Unfortunately, following the findings presented in the Women’s Health Initiative study a lot of women stopped using HRT, which affected them in a number of ways, according to Hodis.
For instance, HRT is known to improve bone health and women who ceased HRT after the study was published had a 55 percent greater risk of hip fracture than women who continued HRT. An important finding, as hip fractures are more dangerous and often deadly in older women.
Breast Cancer Concerns
Another issue surrounding HRT was and continues to be breast cancer. The Women’s Health Initiative study evaluated the effects of estrogen alone as well as estrogen and progestin together.
“In the estrogen only trial, breast cancer was actually reduced,” says Hodis. “What has overwhelmed the information is the other regimen of the estrogen and progestin, which was used on a daily basis, where breast cancer was increased by about 6 women for every 10,000 women per year of use. That’s less than 1 per 1,000 women.”
The Federal Drug Administration and other institutions like it around the world follow the recommendations laid out by the World Health Organization’s Council for International Organizations of Medical Sciences, which has stated that a drug effect occurring in less than 1 per 1,000 individuals is considered a rare effect.
“But women were told they were going to get breast cancer from hormones,” says Hodis. “What they weren’t told was that actually estrogen alone reduces breast cancer and that the rate of cancer caused by estrogen plus progestin is considered rare. In comparison, one or two drinks a day causes as much breast cancer as did this regimen and being overweight carries more risk of breast cancer than this hormone regimen did. Furthermore, we use other drugs that increase the risk of breast cancer to at least that level, such as statins. The risk was way overblown.”
Hodis believes this misinformation surrounding HRT and breast cancer has prevented women from seeking appropriate care for their menopause symptoms. “The cognitive changes and effects menopause has on sleep, on vaginal dryness and atrophy and on quality of life and relationships as well as bone loss and fractures, doctors’ and women’s fears of not using hormone therapy cause undue suffering of women,” says Hodis. “It’s actually unconscionable as to what has occurred in women’s health.”
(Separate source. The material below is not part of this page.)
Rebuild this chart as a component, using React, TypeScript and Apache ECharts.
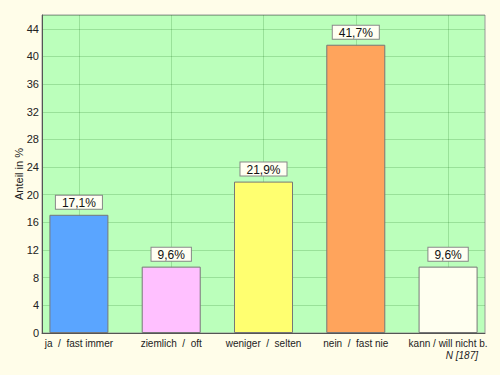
import React, { useEffect, useRef } from "react";
import * as echarts from "echarts";

const categories = ["ja  /  fast immer", "ziemlich  /  oft", "weniger  /  selten", "nein  /  fast nie", "kann / will nicht b."];
const values = [17.1, 9.6, 21.9, 41.7, 9.6];
const colors = ["#5aa5ff", "#ffc0ff", "#ffff70", "#ffa45c", "#fffff0"];
const positions = [0, 1, 2, 3, 4];

export default function App() {
  const ref = useRef<HTMLDivElement>(null);
  useEffect(() => {
    const chart = echarts.init(ref.current!, null, { renderer: "svg" });
    chart.setOption({
      animation: false,
      backgroundColor: "#fffde9",
      textStyle: { fontFamily: "Liberation Sans, Arial, sans-serif" },
      grid: {
        left: 42,
        right: 15,
        top: 15,
        bottom: 42,
        show: true,
        backgroundColor: "#bbffbb",
        borderColor: "#999",
        borderWidth: 1,
      },
      xAxis: {
        type: "value",
        min: -0.4,
        max: 4.4,
        axisLine: { show: true, onZero: false, lineStyle: { color: "#555", width: 1 } },
        axisTick: { show: false, customValues: positions },
        axisLabel: {
          customValues: positions,
          color: "#222",
          fontSize: 10,
          margin: 5,
          formatter: (v: number) => categories[Math.round(v)] ?? "",
        },
        splitLine: { show: true, lineStyle: { color: "rgba(0,90,0,0.18)", width: 1 } },
      },
      yAxis: {
        type: "value",
        min: 0,
        max: 46,
        interval: 4,
        name: "Anteil in %",
        nameLocation: "middle",
        nameGap: 18,
        nameMoveOverlap: false,
        nameRotate: 90,
        nameTextStyle: { color: "#222", fontSize: 11 },
        axisLine: { show: true, onZero: false, lineStyle: { color: "#555", width: 1 } },
        axisTick: { show: false },
        axisLabel: { color: "#222", fontSize: 11, margin: 3, showMaxLabel: false },
        splitLine: { show: true, lineStyle: { color: "rgba(0,90,0,0.18)", width: 1 } },
      },
      series: [
        {
          type: "bar",
          barWidth: 59,
          data: values.map((v, i) => ({
            value: [positions[i], v],
            itemStyle: { color: colors[i] },
          })),
          itemStyle: { borderColor: "#777", borderWidth: 1 },
          label: {
            show: true,
            position: "top",
            distance: 6,
            formatter: (p: any) => String(p.value[1]).replace(".", ",") + "%",
            color: "#111",
            fontSize: 12,
            backgroundColor: "#fffff2",
            borderColor: "#888",
            borderWidth: 1,
            padding: [1, 6, 0, 6],
          },
        },
      ],
      graphic: [
        {
          type: "text",
          right: 22,
          top: 350,
          style: { text: "N [187]", fontSize: 10, fontStyle: "italic", fill: "#222", fontFamily: "Liberation Sans, Arial, sans-serif" },
        },
      ],
    });
    return () => chart.dispose();
  }, []);
  return (
    <div style={{ position: "absolute", left: 0, top: 0 }}>
      <div ref={ref} style={{ width: 500, height: 375 }} />
    </div>
  );
}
We need to look at the entire body of data, adds Hodis. “We never base conclusions on one trial because we’ve been burned so many times doing that. We lost sight of that with hormone therapy.”
Though there is evidence that HRT can sustain heart health, it’s not yet considered a preventative treatment by most physicians.
“In general it’s not indicated for any kind of cardiovascular preventative reasons,” says Dr. Jennifer Haythe, a cardiologist at the Columbia University Medical Center, an assistant professor of medicine and the co-director of the Women’s Center for Cardiovascular Health. “However, if someone came to me as a patient asking for hormone therapy because of menopausal symptoms, then I would go through the risk assessment of whether it’s safe for them or not.”
Haythe’s recommendations to women concerned about heart health include seeing a doctor once a year to monitor blood pressure, cholesterol and blood sugar. She also says not to smoke and to practice the Mediterranean diet, or one high in olive oil, fish and legumes while low in saturated fats and meats. Exercise is also a must, but that can be as simple as walking for half an hour four times per week. Other recommendations include stress reduction and avoiding excessive drinking.
“I know we say red wine is good for your heart, but there are no real data to support that,” says Haythe. “Everything in moderation.”